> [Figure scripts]
+ + + + +
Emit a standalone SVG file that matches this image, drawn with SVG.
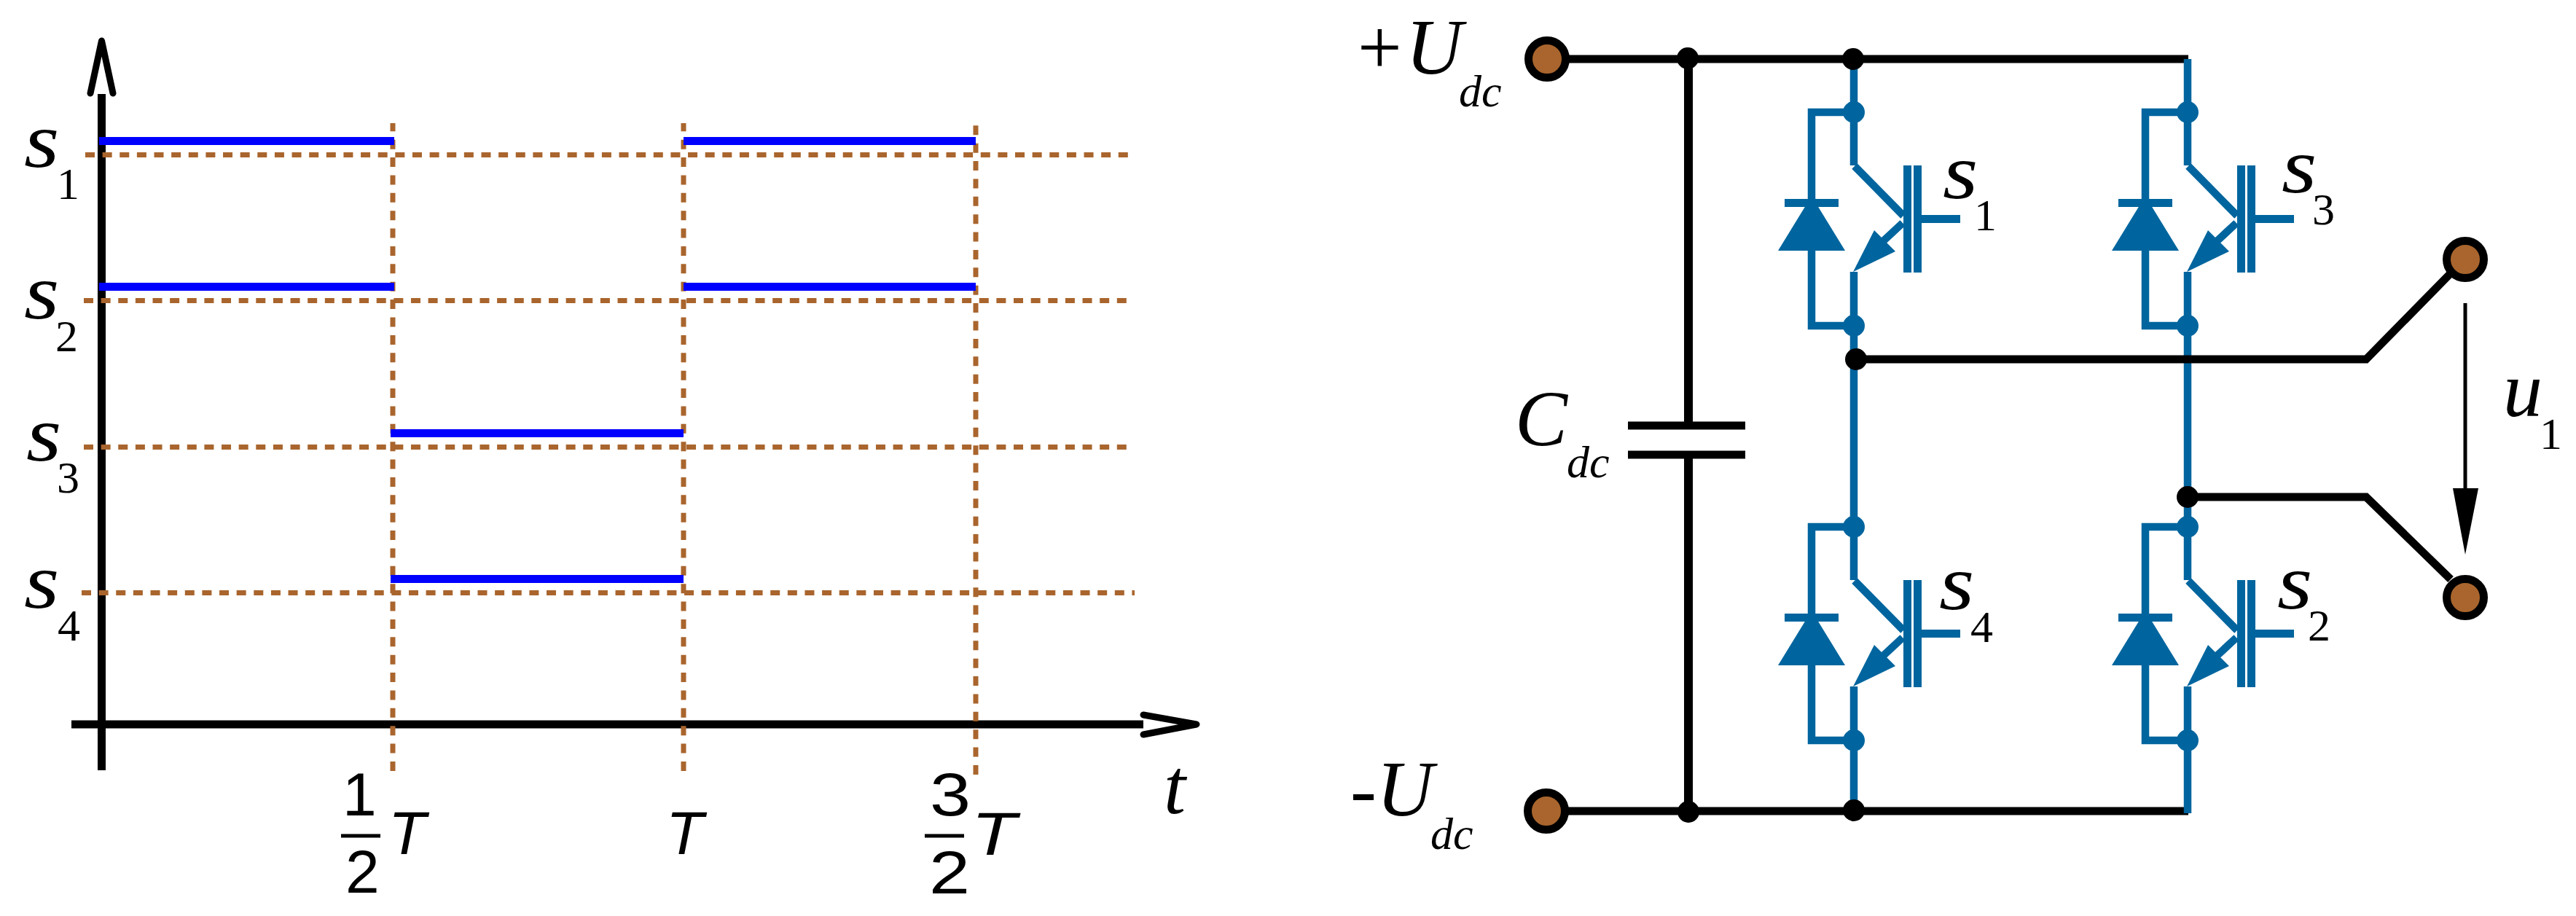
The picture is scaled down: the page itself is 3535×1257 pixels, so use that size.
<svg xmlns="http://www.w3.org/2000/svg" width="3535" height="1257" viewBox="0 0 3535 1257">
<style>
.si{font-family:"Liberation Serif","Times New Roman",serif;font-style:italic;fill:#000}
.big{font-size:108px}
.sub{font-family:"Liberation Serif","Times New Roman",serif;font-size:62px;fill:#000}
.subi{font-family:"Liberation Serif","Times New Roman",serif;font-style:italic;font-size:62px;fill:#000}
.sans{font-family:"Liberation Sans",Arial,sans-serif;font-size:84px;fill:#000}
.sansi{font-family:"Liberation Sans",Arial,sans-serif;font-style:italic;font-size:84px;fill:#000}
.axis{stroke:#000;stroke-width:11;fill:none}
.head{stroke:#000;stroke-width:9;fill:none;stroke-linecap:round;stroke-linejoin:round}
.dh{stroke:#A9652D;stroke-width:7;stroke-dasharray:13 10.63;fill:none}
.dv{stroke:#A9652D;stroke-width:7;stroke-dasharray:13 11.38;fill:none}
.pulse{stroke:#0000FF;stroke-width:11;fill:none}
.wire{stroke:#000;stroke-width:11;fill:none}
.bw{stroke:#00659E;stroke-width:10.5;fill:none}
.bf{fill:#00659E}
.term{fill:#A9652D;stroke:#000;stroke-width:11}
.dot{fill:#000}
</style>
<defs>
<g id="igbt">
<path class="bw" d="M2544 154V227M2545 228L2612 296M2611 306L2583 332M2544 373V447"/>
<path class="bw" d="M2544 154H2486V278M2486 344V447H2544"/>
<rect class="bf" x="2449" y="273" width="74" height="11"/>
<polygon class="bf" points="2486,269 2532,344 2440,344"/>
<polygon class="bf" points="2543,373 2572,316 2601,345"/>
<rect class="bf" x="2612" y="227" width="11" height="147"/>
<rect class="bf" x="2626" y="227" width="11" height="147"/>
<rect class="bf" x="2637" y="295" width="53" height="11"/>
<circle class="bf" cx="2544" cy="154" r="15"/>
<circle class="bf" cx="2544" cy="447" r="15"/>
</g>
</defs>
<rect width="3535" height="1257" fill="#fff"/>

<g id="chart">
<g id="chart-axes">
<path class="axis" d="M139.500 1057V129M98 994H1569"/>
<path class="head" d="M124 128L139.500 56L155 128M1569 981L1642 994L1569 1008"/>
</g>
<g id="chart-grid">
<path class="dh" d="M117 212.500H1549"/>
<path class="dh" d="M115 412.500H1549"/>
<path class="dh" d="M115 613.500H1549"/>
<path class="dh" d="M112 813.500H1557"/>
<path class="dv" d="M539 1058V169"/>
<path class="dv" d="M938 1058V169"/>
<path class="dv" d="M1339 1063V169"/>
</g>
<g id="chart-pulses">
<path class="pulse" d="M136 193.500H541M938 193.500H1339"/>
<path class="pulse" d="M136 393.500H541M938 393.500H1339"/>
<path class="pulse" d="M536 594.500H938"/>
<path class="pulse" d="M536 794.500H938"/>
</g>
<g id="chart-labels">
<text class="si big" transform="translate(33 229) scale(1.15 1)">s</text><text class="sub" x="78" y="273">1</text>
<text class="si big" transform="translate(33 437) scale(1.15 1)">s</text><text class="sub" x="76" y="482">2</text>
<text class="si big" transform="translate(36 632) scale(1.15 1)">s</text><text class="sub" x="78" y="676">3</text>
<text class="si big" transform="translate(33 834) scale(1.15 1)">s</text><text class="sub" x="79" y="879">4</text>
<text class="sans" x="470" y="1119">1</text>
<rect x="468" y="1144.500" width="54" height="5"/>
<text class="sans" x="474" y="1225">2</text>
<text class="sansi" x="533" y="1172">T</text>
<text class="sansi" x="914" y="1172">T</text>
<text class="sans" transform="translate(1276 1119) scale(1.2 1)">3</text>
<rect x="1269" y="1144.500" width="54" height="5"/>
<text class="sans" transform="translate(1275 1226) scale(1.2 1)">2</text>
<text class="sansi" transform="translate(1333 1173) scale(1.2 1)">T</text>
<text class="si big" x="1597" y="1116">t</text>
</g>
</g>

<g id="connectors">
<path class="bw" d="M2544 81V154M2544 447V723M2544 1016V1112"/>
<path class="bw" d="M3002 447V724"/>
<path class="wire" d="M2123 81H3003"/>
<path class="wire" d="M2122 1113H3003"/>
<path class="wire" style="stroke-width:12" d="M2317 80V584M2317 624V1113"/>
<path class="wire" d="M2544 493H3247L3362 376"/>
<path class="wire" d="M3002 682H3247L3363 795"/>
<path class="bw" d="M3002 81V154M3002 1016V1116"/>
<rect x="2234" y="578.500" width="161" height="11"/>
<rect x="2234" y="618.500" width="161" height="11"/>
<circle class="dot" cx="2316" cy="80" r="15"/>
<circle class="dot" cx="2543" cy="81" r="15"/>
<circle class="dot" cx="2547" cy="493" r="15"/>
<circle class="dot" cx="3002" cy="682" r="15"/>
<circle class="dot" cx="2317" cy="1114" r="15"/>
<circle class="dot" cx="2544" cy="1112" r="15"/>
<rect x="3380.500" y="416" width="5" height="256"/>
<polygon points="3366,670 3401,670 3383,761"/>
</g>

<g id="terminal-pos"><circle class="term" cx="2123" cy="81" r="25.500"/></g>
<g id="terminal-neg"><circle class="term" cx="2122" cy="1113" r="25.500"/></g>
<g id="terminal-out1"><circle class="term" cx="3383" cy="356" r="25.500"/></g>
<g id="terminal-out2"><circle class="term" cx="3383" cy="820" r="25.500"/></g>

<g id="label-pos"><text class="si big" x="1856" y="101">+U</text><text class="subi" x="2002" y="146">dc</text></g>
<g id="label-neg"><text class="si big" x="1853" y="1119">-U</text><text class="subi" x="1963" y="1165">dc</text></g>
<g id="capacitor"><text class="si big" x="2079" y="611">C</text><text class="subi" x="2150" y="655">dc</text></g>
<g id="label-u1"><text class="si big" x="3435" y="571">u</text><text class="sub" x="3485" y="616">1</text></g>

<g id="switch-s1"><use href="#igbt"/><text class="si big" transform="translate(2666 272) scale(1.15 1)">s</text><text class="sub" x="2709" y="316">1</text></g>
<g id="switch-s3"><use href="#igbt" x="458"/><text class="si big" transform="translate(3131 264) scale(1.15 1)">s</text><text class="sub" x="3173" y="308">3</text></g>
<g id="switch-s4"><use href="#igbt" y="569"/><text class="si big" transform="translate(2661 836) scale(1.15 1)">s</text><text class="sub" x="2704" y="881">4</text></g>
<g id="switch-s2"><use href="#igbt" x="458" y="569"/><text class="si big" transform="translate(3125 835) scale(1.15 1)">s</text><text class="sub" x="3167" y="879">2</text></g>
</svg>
+ + + + +
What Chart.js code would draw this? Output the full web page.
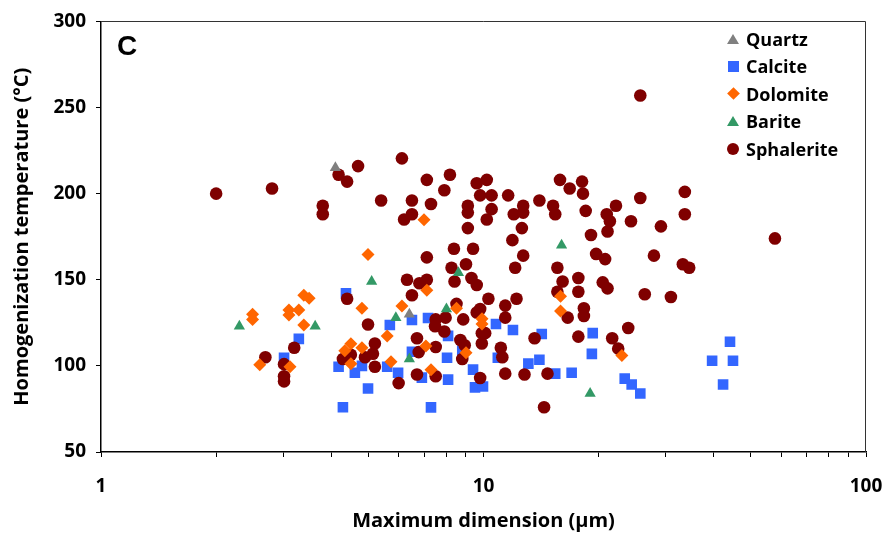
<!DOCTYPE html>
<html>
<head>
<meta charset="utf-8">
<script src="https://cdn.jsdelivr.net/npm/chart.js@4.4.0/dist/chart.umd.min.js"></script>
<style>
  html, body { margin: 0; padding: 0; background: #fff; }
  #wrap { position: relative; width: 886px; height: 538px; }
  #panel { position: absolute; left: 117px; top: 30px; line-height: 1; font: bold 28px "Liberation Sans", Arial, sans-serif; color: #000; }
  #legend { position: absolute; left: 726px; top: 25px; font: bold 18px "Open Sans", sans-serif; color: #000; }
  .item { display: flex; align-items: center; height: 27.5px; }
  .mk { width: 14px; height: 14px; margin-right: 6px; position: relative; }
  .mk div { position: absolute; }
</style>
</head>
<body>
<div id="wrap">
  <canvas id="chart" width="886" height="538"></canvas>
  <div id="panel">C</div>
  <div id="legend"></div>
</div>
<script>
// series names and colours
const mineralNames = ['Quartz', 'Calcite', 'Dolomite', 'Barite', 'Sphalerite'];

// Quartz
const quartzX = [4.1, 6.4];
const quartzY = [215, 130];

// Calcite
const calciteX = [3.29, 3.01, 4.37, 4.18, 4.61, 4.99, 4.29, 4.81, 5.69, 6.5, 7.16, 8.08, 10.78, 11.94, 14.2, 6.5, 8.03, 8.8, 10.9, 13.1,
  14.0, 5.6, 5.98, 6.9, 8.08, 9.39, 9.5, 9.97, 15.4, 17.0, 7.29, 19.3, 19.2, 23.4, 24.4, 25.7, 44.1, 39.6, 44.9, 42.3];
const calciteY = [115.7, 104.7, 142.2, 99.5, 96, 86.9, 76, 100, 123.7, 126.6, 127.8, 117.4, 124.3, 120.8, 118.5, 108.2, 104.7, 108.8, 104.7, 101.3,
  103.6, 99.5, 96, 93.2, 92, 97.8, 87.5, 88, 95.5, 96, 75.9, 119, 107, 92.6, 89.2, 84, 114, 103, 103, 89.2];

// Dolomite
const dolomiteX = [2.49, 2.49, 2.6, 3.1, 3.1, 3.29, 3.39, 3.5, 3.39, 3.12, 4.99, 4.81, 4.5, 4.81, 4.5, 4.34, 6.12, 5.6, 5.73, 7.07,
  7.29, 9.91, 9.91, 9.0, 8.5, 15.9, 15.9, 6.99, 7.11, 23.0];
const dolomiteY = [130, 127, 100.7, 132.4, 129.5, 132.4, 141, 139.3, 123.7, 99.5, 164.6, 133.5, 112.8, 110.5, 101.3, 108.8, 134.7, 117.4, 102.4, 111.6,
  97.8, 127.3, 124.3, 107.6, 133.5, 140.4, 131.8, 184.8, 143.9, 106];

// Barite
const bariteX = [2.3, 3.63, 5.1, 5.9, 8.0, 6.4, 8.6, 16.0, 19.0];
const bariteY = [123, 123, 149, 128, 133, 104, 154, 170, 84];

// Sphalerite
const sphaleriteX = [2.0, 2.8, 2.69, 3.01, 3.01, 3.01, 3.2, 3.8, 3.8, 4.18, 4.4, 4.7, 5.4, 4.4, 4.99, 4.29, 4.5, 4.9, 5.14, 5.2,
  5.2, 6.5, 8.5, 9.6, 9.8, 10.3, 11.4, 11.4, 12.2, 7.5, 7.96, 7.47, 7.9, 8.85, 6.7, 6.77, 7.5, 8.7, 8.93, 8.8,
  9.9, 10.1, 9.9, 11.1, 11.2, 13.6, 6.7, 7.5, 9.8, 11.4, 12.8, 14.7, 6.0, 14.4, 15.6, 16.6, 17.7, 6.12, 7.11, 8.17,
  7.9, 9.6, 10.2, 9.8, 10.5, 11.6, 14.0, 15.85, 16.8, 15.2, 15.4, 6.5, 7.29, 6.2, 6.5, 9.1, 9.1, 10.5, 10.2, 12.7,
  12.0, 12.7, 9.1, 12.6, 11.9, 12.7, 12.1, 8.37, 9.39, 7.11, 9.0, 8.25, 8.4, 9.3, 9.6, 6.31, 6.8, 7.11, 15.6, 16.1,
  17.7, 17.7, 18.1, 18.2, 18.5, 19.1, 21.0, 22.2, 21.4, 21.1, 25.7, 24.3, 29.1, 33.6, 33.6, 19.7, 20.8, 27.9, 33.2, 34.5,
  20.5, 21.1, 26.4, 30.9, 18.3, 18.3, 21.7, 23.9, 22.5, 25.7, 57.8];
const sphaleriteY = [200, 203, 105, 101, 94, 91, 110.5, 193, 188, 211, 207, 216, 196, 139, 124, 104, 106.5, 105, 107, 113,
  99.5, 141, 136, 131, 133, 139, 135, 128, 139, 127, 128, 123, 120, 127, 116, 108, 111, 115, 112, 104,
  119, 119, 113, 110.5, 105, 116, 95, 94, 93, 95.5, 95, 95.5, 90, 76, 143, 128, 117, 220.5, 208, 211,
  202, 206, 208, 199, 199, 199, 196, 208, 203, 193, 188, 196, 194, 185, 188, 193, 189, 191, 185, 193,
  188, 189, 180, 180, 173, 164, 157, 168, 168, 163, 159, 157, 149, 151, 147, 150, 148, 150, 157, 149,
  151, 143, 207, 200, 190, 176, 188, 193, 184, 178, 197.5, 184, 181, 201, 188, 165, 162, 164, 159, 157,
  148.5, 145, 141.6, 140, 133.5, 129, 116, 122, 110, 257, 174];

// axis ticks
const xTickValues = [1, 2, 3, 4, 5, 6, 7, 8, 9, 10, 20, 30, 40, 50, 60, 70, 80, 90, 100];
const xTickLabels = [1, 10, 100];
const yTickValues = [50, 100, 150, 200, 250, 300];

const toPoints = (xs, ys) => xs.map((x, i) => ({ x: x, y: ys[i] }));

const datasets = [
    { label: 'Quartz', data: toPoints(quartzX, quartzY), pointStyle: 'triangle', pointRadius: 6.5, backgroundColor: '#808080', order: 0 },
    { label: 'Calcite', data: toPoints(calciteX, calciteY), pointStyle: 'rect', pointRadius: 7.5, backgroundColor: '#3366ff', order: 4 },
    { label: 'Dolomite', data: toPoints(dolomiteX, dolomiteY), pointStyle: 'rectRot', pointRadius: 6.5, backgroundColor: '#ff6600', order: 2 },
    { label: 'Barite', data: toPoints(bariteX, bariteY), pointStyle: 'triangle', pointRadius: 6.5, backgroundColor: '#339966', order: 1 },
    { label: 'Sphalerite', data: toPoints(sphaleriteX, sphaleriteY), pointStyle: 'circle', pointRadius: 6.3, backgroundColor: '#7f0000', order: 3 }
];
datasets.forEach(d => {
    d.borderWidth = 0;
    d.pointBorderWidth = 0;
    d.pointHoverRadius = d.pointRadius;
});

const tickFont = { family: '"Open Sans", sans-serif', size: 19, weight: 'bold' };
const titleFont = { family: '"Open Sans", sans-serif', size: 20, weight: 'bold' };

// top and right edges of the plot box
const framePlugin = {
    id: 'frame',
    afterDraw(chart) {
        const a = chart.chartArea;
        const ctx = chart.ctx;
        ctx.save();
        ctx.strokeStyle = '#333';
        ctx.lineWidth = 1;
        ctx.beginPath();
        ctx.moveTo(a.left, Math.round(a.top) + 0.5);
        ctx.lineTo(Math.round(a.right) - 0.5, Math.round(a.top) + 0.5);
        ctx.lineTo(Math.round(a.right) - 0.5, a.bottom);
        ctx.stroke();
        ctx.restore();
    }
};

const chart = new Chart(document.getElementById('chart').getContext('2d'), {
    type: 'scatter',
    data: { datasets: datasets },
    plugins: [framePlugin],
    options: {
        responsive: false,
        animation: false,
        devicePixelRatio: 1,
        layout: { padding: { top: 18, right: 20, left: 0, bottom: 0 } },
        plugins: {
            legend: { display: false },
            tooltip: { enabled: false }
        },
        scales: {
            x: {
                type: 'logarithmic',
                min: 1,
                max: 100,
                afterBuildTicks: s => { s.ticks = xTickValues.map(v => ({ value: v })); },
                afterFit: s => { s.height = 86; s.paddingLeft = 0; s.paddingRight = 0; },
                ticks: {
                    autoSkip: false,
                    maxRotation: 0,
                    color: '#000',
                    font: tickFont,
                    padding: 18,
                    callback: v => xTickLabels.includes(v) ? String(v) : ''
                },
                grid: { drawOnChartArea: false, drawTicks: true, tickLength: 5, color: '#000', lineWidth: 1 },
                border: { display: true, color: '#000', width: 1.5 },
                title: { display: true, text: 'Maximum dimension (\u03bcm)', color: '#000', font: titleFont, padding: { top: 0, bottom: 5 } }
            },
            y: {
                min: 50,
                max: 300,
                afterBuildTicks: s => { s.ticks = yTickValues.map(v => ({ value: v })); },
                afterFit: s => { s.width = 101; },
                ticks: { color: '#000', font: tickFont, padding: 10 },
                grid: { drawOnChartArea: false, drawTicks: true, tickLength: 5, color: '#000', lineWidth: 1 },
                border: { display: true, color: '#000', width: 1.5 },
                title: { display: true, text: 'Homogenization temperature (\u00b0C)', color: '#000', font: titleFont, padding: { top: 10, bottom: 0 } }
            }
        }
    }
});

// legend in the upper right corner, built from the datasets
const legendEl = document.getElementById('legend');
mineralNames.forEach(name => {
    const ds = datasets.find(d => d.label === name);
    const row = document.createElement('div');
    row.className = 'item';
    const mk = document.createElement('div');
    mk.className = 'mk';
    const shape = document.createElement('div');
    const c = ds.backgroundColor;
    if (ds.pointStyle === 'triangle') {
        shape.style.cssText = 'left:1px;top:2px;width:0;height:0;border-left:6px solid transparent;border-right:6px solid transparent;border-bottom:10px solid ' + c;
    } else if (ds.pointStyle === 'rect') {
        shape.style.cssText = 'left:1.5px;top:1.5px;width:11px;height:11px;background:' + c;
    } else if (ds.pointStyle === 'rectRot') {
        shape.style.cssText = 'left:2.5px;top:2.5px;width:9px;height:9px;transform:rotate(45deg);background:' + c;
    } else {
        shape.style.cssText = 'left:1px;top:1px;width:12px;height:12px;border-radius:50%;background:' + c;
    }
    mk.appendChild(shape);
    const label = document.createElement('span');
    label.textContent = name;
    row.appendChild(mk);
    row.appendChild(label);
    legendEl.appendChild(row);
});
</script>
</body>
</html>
+ + + + +
> [PROBLEM DESCRIPTION] Track down every line holding the string "this" and copy it.

> [CORRECT ANSWER]
Emit a standalone SVG file that matches this image, drawn with SVG.
What Chart.js code would draw this? Output the full web page.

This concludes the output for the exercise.